Hide, which is located on north side of Piccadilly, overlooking Green Park, is a joint venture with business partner Yevgeny Chichvarkin and is widely reported to have cost somewhere in the region of £20 million to set up. It launched in April with the Guardian describing it as “the most ruminated-over opening of 2018”.
Dabbous (2&3 South 1999) opened his eponymous restaurant in 2012 and it quickly earned a deserved reputation as one of the places to eat in London. But in 2017 he closed it. “Once I got an idea of how big Hide was going to be, that’s when I decided to close it,” he explained. “I had achieved more than I ever hoped I could there, and it just felt like the right time to move on and do something different. The last thing I would’ve wanted was to see Dabbous neglected in any way, and a place like this needs my full attention.

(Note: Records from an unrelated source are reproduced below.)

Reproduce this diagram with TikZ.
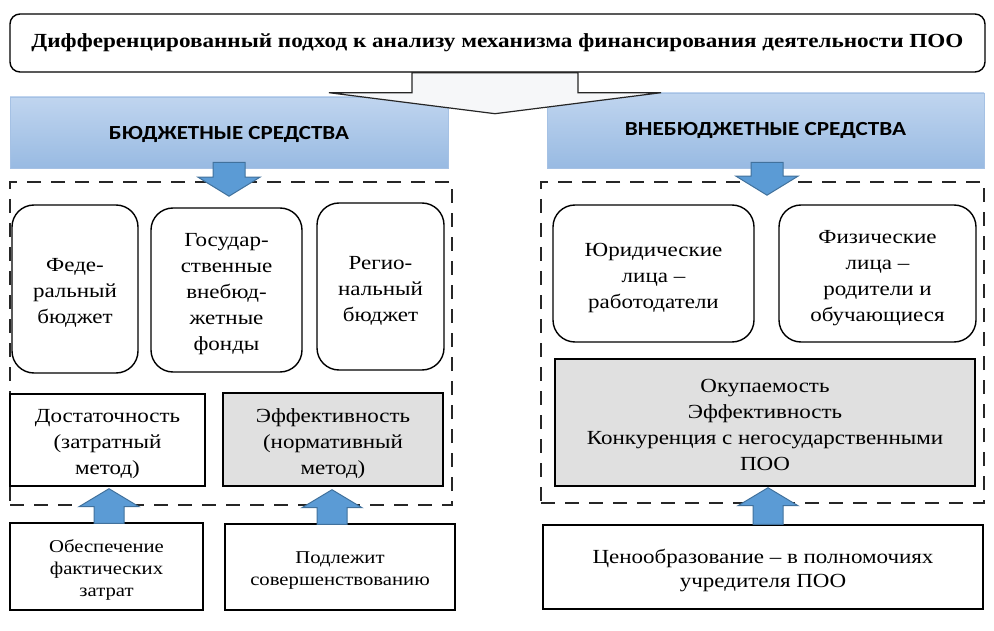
\documentclass[tikz,border=0pt]{standalone}
\usepackage{fontspec}
\setmainfont{Liberation Serif}
\newfontfamily\hdrfont{Carlito}
\usetikzlibrary{calc}
\definecolor{barTop}{RGB}{192,213,239}
\definecolor{barBot}{RGB}{152,186,226}
\definecolor{barEdge}{RGB}{165,193,228}
\definecolor{arrFill}{RGB}{91,155,213}
\definecolor{arrEdge}{RGB}{65,113,156}
\definecolor{grayFill}{RGB}{224,224,224}
\definecolor{bigFill}{RGB}{246,247,249}
\newcommand\stx[1]{\raisebox{-3.5pt}[\height][\depth]{\scalebox{1.15}[1]{\begin{tabular}{@{}c@{}}#1\end{tabular}}}}
\tikzset{
 box/.style={draw=black, line width=1.4pt, align=center, inner sep=0pt, font=\fontsize{20}{26}\selectfont},
 rbox/.style={box, rounded corners=22pt},
 gbox/.style={box, fill=grayFill},
 smallbox/.style={box, font=\fontsize{18}{22}\selectfont},
 bar/.style={draw=barEdge, line width=0.6pt, top color=barTop, bottom color=barBot, inner sep=0pt, font=\hdrfont\bfseries\fontsize{20}{24}\selectfont},
 dashbox/.style={draw=black!85, line width=1.6pt, dash pattern=on 14pt off 10pt, inner sep=0pt},
 bluearr/.style={fill=arrFill, draw=arrEdge, line width=1pt},
 whitearr/.style={fill=bigFill, draw=black!85, line width=1.2pt},
}
\newcommand\varrow[6]{\draw[#1] let \p1=#2, \p2=#3 in (\x2-#4,\y1) -- (\x2-#4,\y2#6) -- (\x2-#5,\y2#6) -- (\x2,\y2) -- (\x2+#5,\y2#6) -- (\x2+#4,\y2#6) -- (\x2+#4,\y1) -- cycle;}
\begin{document}
\begin{tikzpicture}[x=1pt,y=-1pt]
\useasboundingbox (0,0) rectangle (994,631);
% title
\node[box, rounded corners=10pt, minimum width=975pt, minimum height=58pt, font=\fontsize{20}{24}\selectfont\bfseries] (title) at (497.5,43) {\resizebox{932pt}{\height}{Дифференцированный подход к анализу механизма финансирования деятельности ПОО}};
% bars
\node[bar, minimum width=438pt, minimum height=71pt] (lbar) at (229,132.5) {\raisebox{-2pt}[\height][\depth]{\resizebox{240pt}{\height}{БЮДЖЕТНЫЕ СРЕДСТВА}}};
\node[bar, minimum width=437pt, minimum height=75pt] (rbar) at (765.5,130.5) {\resizebox{281pt}{\height}{ВНЕБЮДЖЕТНЫЕ СРЕДСТВА}};
% big arrow
\varrow{whitearr}{($(title.south)+(-2.5,0)$)}{($(title.south)+(-2.5,41)$)}{83pt}{166pt}{+21pt}
% dashed groups
\node[dashbox, minimum width=442pt, minimum height=323pt] (ldash) at (231,343.5) {};
\node[dashbox, minimum width=443pt, minimum height=321pt] (rdash) at (762.5,342.5) {};
% down arrows
\varrow{bluearr}{($(lbar.south)+(0,-6)$)}{($(ldash.north)+(-2,15)$)}{16pt}{31pt}{+19pt}
\varrow{bluearr}{($(rbar.south)+(0,-6)$)}{($(rdash.north)+(4.5,14)$)}{16pt}{31pt}{+19pt}
% rounded source boxes
\node[rbox, minimum width=126pt, minimum height=168pt] (fed) at (75,289) {\stx{Феде-\\ральный\\бюджет}};
\node[rbox, minimum width=151pt, minimum height=164pt] (gos) at (226.5,290) {\stx{Государ-\\ственные\\внебюд-\\жетные\\фонды}};
\node[rbox, minimum width=127pt, minimum height=167pt] (reg) at (380.5,286.5) {\stx{Регио-\\нальный\\бюджет}};
\node[rbox, minimum width=201pt, minimum height=137pt] (yur) at (653.5,273.5) {\stx{Юридические\\лица –\\работодатели}};
\node[rbox, minimum width=197pt, minimum height=137pt] (fiz) at (877.5,273.5) {\stx{Физические\\лица –\\родители и\\обучающиеся}};
% criteria boxes
\node[box, minimum width=195pt, minimum height=92pt] (dost) at (107.5,440) {\stx{Достаточность\\(затратный\\метод)}};
\node[gbox, minimum width=220pt, minimum height=93pt] (eff) at (333,439.5) {\stx{Эффективность\\(нормативный\\метод)}};
\node[gbox, minimum width=420pt, minimum height=127pt] (okup) at (765,422.5) {\stx{Окупаемость\\Эффективность\\Конкуренция с негосударственными\\ПОО}};
% bottom boxes
\node[smallbox, minimum width=193pt, minimum height=87pt] (obesp) at (106.5,566.5) {\stx{Обеспечение\\фактических\\затрат}};
\node[smallbox, minimum width=230pt, minimum height=86pt] (podl) at (340,567) {\stx{Подлежит\\совершенствованию}};
\node[box, minimum width=440pt, minimum height=84pt, font=\fontsize{20}{24}\selectfont] (cen) at (763,567) {\stx{Ценообразование – в полномочиях\\учредителя ПОО}};
% up arrows
\varrow{bluearr}{($(obesp.north)+(0,1)$)}{($(dost.south)+(1.5,2)$)}{15pt}{30pt}{-18pt}
\varrow{bluearr}{($(podl.north)+(0,1)$)}{($(eff.south)+(-1,3)$)}{15pt}{30pt}{-18pt}
\varrow{bluearr}{($(cen.north)+(0,0)$)}{($(okup.south)+(3,1)$)}{15pt}{30pt}{-18pt}
\end{tikzpicture}
\end{document}
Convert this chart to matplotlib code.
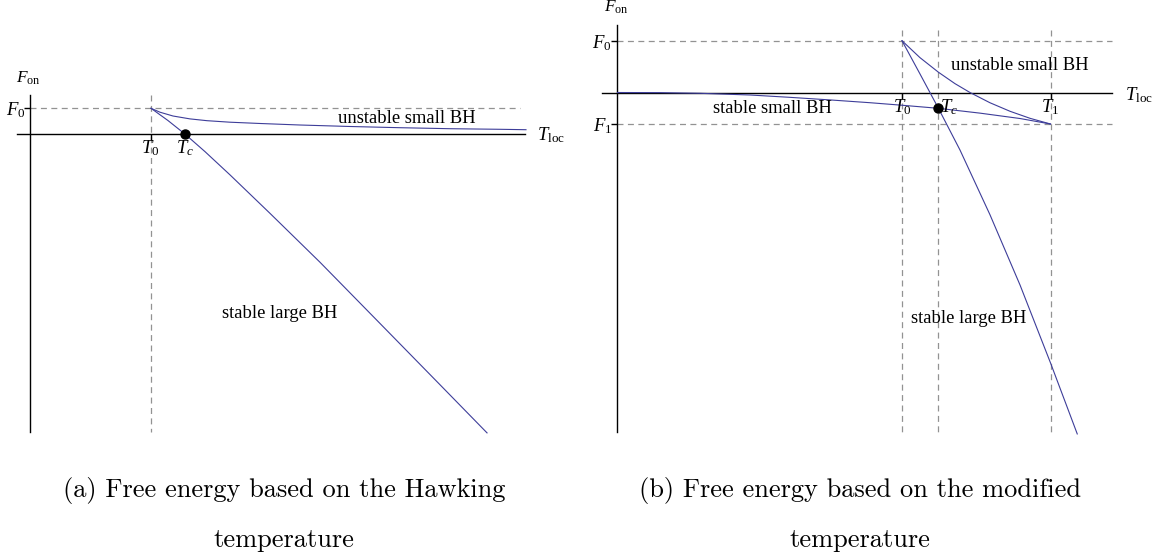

“I needed a fresh challenge. Then Yevgeny emailed me out the blue – it felt like a one-off so I got things moving straight away – closing the company, keeping my initial investors happy, and then moving all the staff across. I started working on the menus straight away in a little test kitchen on an industrial estate and, after four months of that and a six week break, I was typing the menus up.”
Hide has 174 covers over three floors and offers a wide variety of options – à la carte breakfast, lunch, afternoon tea and dinner at Hide Ground, cocktails at the Hide Below bar, plus several private dining rooms, seating from 20 to 40.
And as Hide is a collaboration with Hedonism Wines, unsurprisingly the wine is exceptional. More than a dozen sommeliers (just some of the 200-strong staff) are on hand and diners can pre-book (and have pre-decanted) any of the 4000 wines available, the most expensive being the 2004 Penfolds Block 42 at £120,000.